An analyst from LG Economic Research Institute agreed the possibility of the won’s weakness on a near-term basis. “But the dollar is not projected to rapidly reach the 1,200 mark, as Korea’s third-quarter gross domestic product posted relatively robust (better-than-expected) growth.”
The won also fell versus the Japanese currency, which finished at 945.03 won per 100 yen, up 0.52 percent from a session earlier.
The benchmark KOSPI lost 0.41 percent to close at 2,034.16, while U.S. stocks gained 1.13 percent overnight. China and Japan also saw their equities rise despite the Fed’s position.
On the Korean main bourse, foreigners net sold 16.2 billion won ($14.2 million) worth of stocks. While local institutions were also net sellers, small investors net bought 82.6 billion won worth.
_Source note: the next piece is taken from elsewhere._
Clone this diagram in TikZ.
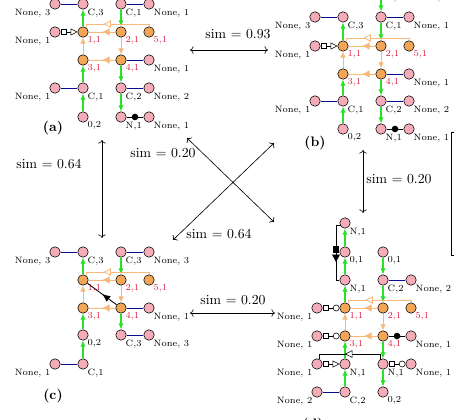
\documentclass[tikz,border=0pt]{standalone}
\usetikzlibrary{arrows.meta, decorations.markings}
\definecolor{pinkn}{RGB}{243,172,184}
\definecolor{orgn}{RGB}{242,166,86}
\definecolor{orgl}{RGB}{247,184,122}
\definecolor{grnl}{RGB}{40,225,40}
\definecolor{blul}{RGB}{10,10,140}
\definecolor{redl}{RGB}{220,35,65}
\begin{document}
\begin{tikzpicture}[x=0.725pt, y=-0.725pt,
    pnode/.style={circle, draw=black, fill=pinkn, minimum size=7.6pt, inner sep=0pt},
    onode/.style={circle, draw=black, fill=orgn, minimum size=7.6pt, inner sep=0pt},
    lbl/.style={font=\fontsize{6.7}{7}\selectfont, inner sep=0.4pt},
    lr/.style={label={[lbl, anchor=north west]south east:#1}},
    ll/.style={label={[lbl, anchor=north east]south west:#1}},
    lred/.style={label={[lbl, text=redl, anchor=north west]south east:#1}},
    grn/.style={color=grnl, line width=0.8pt, -{Latex[length=4.5pt,width=4pt]}},
    blu/.style={color=blul, line width=0.5pt},
    org/.style={color=orgl, line width=0.6pt},
    orga/.style={org, -{Latex[length=4.5pt,width=4pt]}},
    midtri/.style={org, decoration={markings, mark=at position 0.5 with {\arrow{Latex[length=5.5pt,width=5.5pt]}}}, postaction={decorate}},
    opentri/.style={org, decoration={markings, mark=at position 0.7 with {\arrow{Triangle[length=5.5pt,width=5.5pt,fill=white]}}}, postaction={decorate}},
    boxtri/.style={line width=0.4pt, {Square[length=4.2pt,fill=white]}-{Triangle[length=5pt,width=5pt,fill=white]}},
    boxcirc/.style={line width=0.4pt, {Square[length=4.2pt,fill=white]}-{Circle[length=4.8pt,fill=white]}},
    blkmid/.style={line width=0.6pt, decoration={markings, mark=at position 0.5 with {\arrow{Latex[length=6pt,width=5pt]}}}, postaction={decorate}},
    dot/.style={circle, fill=black, inner sep=0pt, minimum size=4.8pt},
    sim/.style={font=\normalsize},
    dbl/.style={line width=0.45pt, <->}]

\useasboundingbox (0,0) rectangle (454,419);
\clip (0,0) rectangle (454,419);

% (a)
\begin{scope}[shift={(83,32)}]
    \node[pnode, ll={None, 3}] (aN3) at (-28,-28) {};
    \node[pnode, lr={C,3}] (aC3) at (0,-28) {};
    \node[pnode, lr={C,1}] (aC1t) at (38,-28) {};
    \node[pnode, lr={None, 1}] (aR1) at (66,-28) {};
    \node[pnode, ll={None, 1}] (aL1) at (-28,0) {};
    \node[onode, lred={1,1}] (a11) at (0,0) {};
    \node[onode, lred={2,1}] (a21) at (38,0) {};
    \node[onode, lred={5,1}] (a51) at (66,0) {};
    \node[onode, lred={3,1}] (a31) at (0,28) {};
    \node[onode, lred={4,1}] (a41) at (38,28) {};
    \node[pnode, lr={None, 1}] (aR2) at (66,28) {};
    \node[pnode, ll={None, 1}] (aL2) at (-28,56) {};
    \node[pnode, lr={C,1}] (aC1) at (0,56) {};
    \node[pnode, lr={C,2}] (aC2) at (38,56) {};
    \node[pnode, lr={None, 2}] (aR3) at (66,56) {};
    \node[pnode, lr={0,2}] (a02) at (0,85) {};
    \node[pnode, lr={N,1}] (aN1) at (38,85) {};
    \node[pnode, lr={None, 1}] (aR4) at (66,85) {};

    \draw[blu] (aN3) -- (aC3);
    \draw[blu] (aC1t) -- (aR1);
    \draw[blu] (a41) -- (aR2);
    \draw[blu] (aL2) -- (aC1);
    \draw[blu] (aC2) -- (aR3);
    \draw[grn] (a11) -- (aC3);
    \draw[grn] (aC1) -- (a31);
    \draw[grn] (a02) -- (aC1);
    \draw[grn] (aC1t) -- (a21);
    \draw[grn] (a41) -- (aC2);
    \draw[grn] (aC2) -- (aN1);
    \draw[orga] (a31) -- (a11);
    \draw[orga] (a21) -- (a41);
    \draw[midtri] (a21) -- (a11);
    \draw[midtri] (a41) -- (a31);
    \draw[opentri] (a51.north) |- ([shift={(3,-8)}]a11.center) -- ([shift={(3,-4.8)}]a11.center);
    \draw[boxtri] (aL1) -- (a11);
    \draw (aN1) -- node[dot] {} (aR4);
\end{scope}

% (b)
\begin{scope}[shift={(343,46)}]
    \node[pnode, lr={N,1}] (bN1t) at (38,-57) {};
    \node[pnode, lr={None, 1}] (bR0) at (66,-57) {};
    \node[pnode, ll={None, 3}] (bN3) at (-28,-29) {};
    \node[pnode, lr={C,3}] (bC3) at (0,-29) {};
    \node[pnode, lr={C,1}] (bC1t) at (38,-29) {};
    \node[pnode, lr={None, 1}] (bR1) at (66,-29) {};
    \node[pnode, ll={None, 1}] (bL1) at (-28,0) {};
    \node[onode, lred={1,1}] (b11) at (0,0) {};
    \node[onode, lred={2,1}] (b21) at (38,0) {};
    \node[onode, lred={5,1}] (b51) at (66,0) {};
    \node[onode, lred={3,1}] (b31) at (0,28) {};
    \node[onode, lred={4,1}] (b41) at (38,28) {};
    \node[pnode, lr={None, 1}] (bR2) at (66,28) {};
    \node[pnode, ll={None, 1}] (bL2) at (-28,55) {};
    \node[pnode, lr={C,1}] (bC1) at (0,55) {};
    \node[pnode, lr={C,2}] (bC2) at (38,55) {};
    \node[pnode, lr={None, 2}] (bR3) at (66,55) {};
    \node[pnode, lr={0,2}] (b02) at (0,83) {};
    \node[pnode, lr={N,1}] (bN1) at (38,83) {};
    \node[pnode, lr={None, 1}] (bR4) at (66,83) {};

    \draw[blu] (bN1t) -- (bR0);
    \draw[blu] (bN3) -- (bC3);
    \draw[blu] (bC1t) -- (bR1);
    \draw[blu] (b41) -- (bR2);
    \draw[blu] (bL2) -- (bC1);
    \draw[blu] (bC2) -- (bR3);
    \draw[grn] (bN1t) -- (bC1t);
    \draw[grn] (b11) -- (bC3);
    \draw[grn] (bC1) -- (b31);
    \draw[grn] (b02) -- (bC1);
    \draw[grn] (bC1t) -- (b21);
    \draw[grn] (b41) -- (bC2);
    \draw[grn] (bC2) -- (bN1);
    \draw[orga] (b31) -- (b11);
    \draw[orga] (b21) -- (b41);
    \draw[midtri] (b21) -- (b11);
    \draw[midtri] (b41) -- (b31);
    \draw[opentri] (b51.north) |- ([shift={(3,-8)}]b11.center) -- ([shift={(3,-4.8)}]b11.center);
    \draw[boxtri] (bL1) -- (b11);
    \draw (bN1) -- node[dot] {} (bR4);
\end{scope}

% (c)
\begin{scope}[shift={(83,280)}]
    \node[pnode, ll={None, 3}] (cN3) at (-28,-28) {};
    \node[pnode, lr={C,3}] (cC3) at (0,-28) {};
    \node[pnode, lr={C,3}] (cC3b) at (38,-28) {};
    \node[pnode, lr={None, 3}] (cR1) at (66,-28) {};
    \node[onode, lred={1,1}] (c11) at (0,0) {};
    \node[onode, lred={2,1}] (c21) at (38,0) {};
    \node[onode, lred={5,1}] (c51) at (66,0) {};
    \node[onode, lred={3,1}] (c31) at (0,28) {};
    \node[onode, lred={4,1}] (c41) at (38,28) {};
    \node[pnode, lr={None, 1}] (cR2) at (66,28) {};
    \node[pnode, lr={0,2}] (c02) at (0,55) {};
    \node[pnode, lr={C,3}] (cC3c) at (38,55) {};
    \node[pnode, lr={None, 3}] (cR3) at (66,55) {};
    \node[pnode, ll={None, 1}] (cL4) at (-28,84) {};
    \node[pnode, lr={C,1}] (cC1) at (0,84) {};

    \draw[blu] (cN3) -- (cC3);
    \draw[blu] (cC3b) -- (cR1);
    \draw[blu] (c41) -- (cR2);
    \draw[blu] (cC3c) -- (cR3);
    \draw[blu] (cL4) -- (cC1);
    \draw[grn] (c11) -- (cC3);
    \draw[grn] (c02) -- (c31);
    \draw[grn] (cC1) -- (c02);
    \draw[grn] (cC3b) -- (c21);
    \draw[grn] (c41) -- (cC3c);
    \draw[orga] (c31) -- (c11);
    \draw[orga] (c21) -- (c41);
    \draw[midtri] (c21) -- (c11);
    \draw[midtri] (c41) -- (c31);
    \draw[opentri] (c51.north) |- ([shift={(3,-8)}]c11.center) -- ([shift={(3,-4.8)}]c11.center);
    \draw[blkmid] (c41) -- (c11);
\end{scope}

% (d)
\begin{scope}[shift={(345,308)}]
    \node[pnode, lr={N,1}] (dN1t) at (0,-85) {};
    \node[pnode, lr={0,1}] (d01) at (0,-56) {};
    \node[pnode, lr={0,1}] (d01b) at (38,-56) {};
    \node[pnode, lr={N,1}] (dNm) at (0,-28) {};
    \node[pnode, lr={C,2}] (dC2) at (38,-28) {};
    \node[pnode, lr={None, 2}] (dR1) at (66,-28) {};
    \node[pnode, ll={None, 1}] (dL1) at (-28,0) {};
    \node[onode, lred={1,1}] (d11) at (0,0) {};
    \node[onode, lred={2,1}] (d21) at (38,0) {};
    \node[onode, lred={5,1}] (d51) at (66,0) {};
    \node[pnode, ll={None, 1}] (dL2) at (-28,28) {};
    \node[onode, lred={3,1}] (d31) at (0,28) {};
    \node[onode, lred={4,1}] (d41) at (38,28) {};
    \node[pnode, lr={None, 1}] (dR2) at (66,28) {};
    \node[pnode, ll={None, 1}] (dL3) at (-28,56) {};
    \node[pnode, lr={N,1}] (dN1) at (0,56) {};
    \node[pnode, lr={N,1}] (dN1b) at (38,56) {};
    \node[pnode, lr={None, 1}] (dR3) at (66,56) {};
    \node[pnode, ll={None, 2}] (dL4) at (-28,84) {};
    \node[pnode, lr={C,2}] (dC2b) at (0,84) {};
    \node[pnode, lr={0,2}] (d02) at (38,84) {};

    \draw[blu] (dC2) -- (dR1);
    \draw[blu] (dL4) -- (dC2b);
    \draw[grn] (d01) -- (dN1t);
    \draw[grn] (dNm) -- (d01);
    \draw[grn] (d11) -- (dNm);
    \draw[grn] (dN1) -- (d31);
    \draw[grn] (dC2b) -- (dN1);
    \draw[grn] (d01b) -- (dC2);
    \draw[grn] (dC2) -- (d21);
    \draw[grn] (d41) -- (dN1b);
    \draw[grn] (dN1b) -- (d02);
    \draw[orga] (d31) -- (d11);
    \draw[orga] (d21) -- (d41);
    \draw[midtri] (d21) -- (d11);
    \draw[midtri] (d41) -- (d31);
    \draw[opentri] (d51.north) |- ([shift={(3,-8)}]d11.center) -- ([shift={(3,-4.8)}]d11.center);
    \draw[boxcirc] (dL1) -- (d11);
    \draw[boxcirc] (dL2) -- (d31);
    \draw[boxtri] (dL3) -- (dN1);
    \draw[boxcirc] (dN1b) -- (dR3);
    \draw (d41) -- node[dot] {} (dR2);
    \draw[line width=0.4pt, decoration={markings, mark=at position 0.57 with {\arrow{Triangle[length=5.5pt,width=5.5pt,fill=white]}}}, postaction={decorate}]
        ([shift={(-3,-4)}]dN1b.center) |- ([shift={(2,-10)}]dL3.center) -- ([shift={(2,-4.8)}]dL3.center);
    \draw[line width=0.4pt, decoration={markings,
            mark=at position 0.46 with {\node[fill=black, inner sep=0pt, minimum size=4.8pt] {};},
            mark=at position 0.66 with {\arrow{Triangle[length=5.5pt,width=5.5pt]}}}, postaction={decorate}]
        ([shift={(-4.3,2.5)}]dN1t.center) -| ([shift={(-9,0)}]dNm.center) -- (dNm.west);
\end{scope}

% panel labels
\node[font=\bfseries] (tagA) at (53,128) {(a)};
\node[font=\bfseries] (tagB) at (315,143) {(b)};
\node[font=\bfseries] (tagC) at (53,396) {(c)};
\node[font=\bfseries] (tagD) at (313,425) {(d)};

% similarity arrows
\coordinate (ab1) at (190,50);
\coordinate (ab2) at (268,50);
\coordinate (ac1) at (102,140);
\coordinate (ac2) at (102,238);
\coordinate (bd1) at (363,150);
\coordinate (bd2) at (363,213);
\coordinate (cd1) at (190,313);
\coordinate (cd2) at (275,313);
\coordinate (ad1) at (187,138);
\coordinate (ad2) at (274,222);
\coordinate (bc1) at (274,143);
\coordinate (bc2) at (173,240);
\draw[dbl] (ab1) -- (ab2);
\draw[dbl] (ac1) -- (ac2);
\draw[dbl] (bd1) -- (bd2);
\draw[dbl] (cd1) -- (cd2);
\draw[dbl] (ad1) -- (ad2);
\draw[dbl] (bc1) -- (bc2);
\node[sim] (simAB) at (238,34) {sim $=$ 0.93};
\node[sim] (simAC) at (49,164) {sim $=$ 0.64};
\node[sim] (simBD) at (399,179) {sim $=$ 0.20};
\node[sim] (simCD) at (233,300) {sim $=$ 0.20};
\node[sim] (simAD) at (163,153) {sim $=$ 0.20};
\node[sim] (simBC) at (219,234) {sim $=$ 0.64};

% box at right edge
\draw[line width=0.5pt] (470,132) -- (451,132) -- (451,255) -- (470,255);
\end{tikzpicture}
\end{document}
The secondary KOSDAQ dropped 0.42 percent to finish at 690.63.
Analysts downplayed the feasibility of a massive capital flight at the present stage. They say that many global investment banks maintained their prediction that the timing of a U.S. rate hike will not be this December, but next year.
Some local analysts said that the Fed has already failed to effectively communicate with the market and may lose credibility in some manner.
In the first half of 2016, the FOMC for rate-setting is scheduled to convene four times -- on Jan. 26-27, March 15-16, April 26-27 and June 14-15 in Washington, D.C.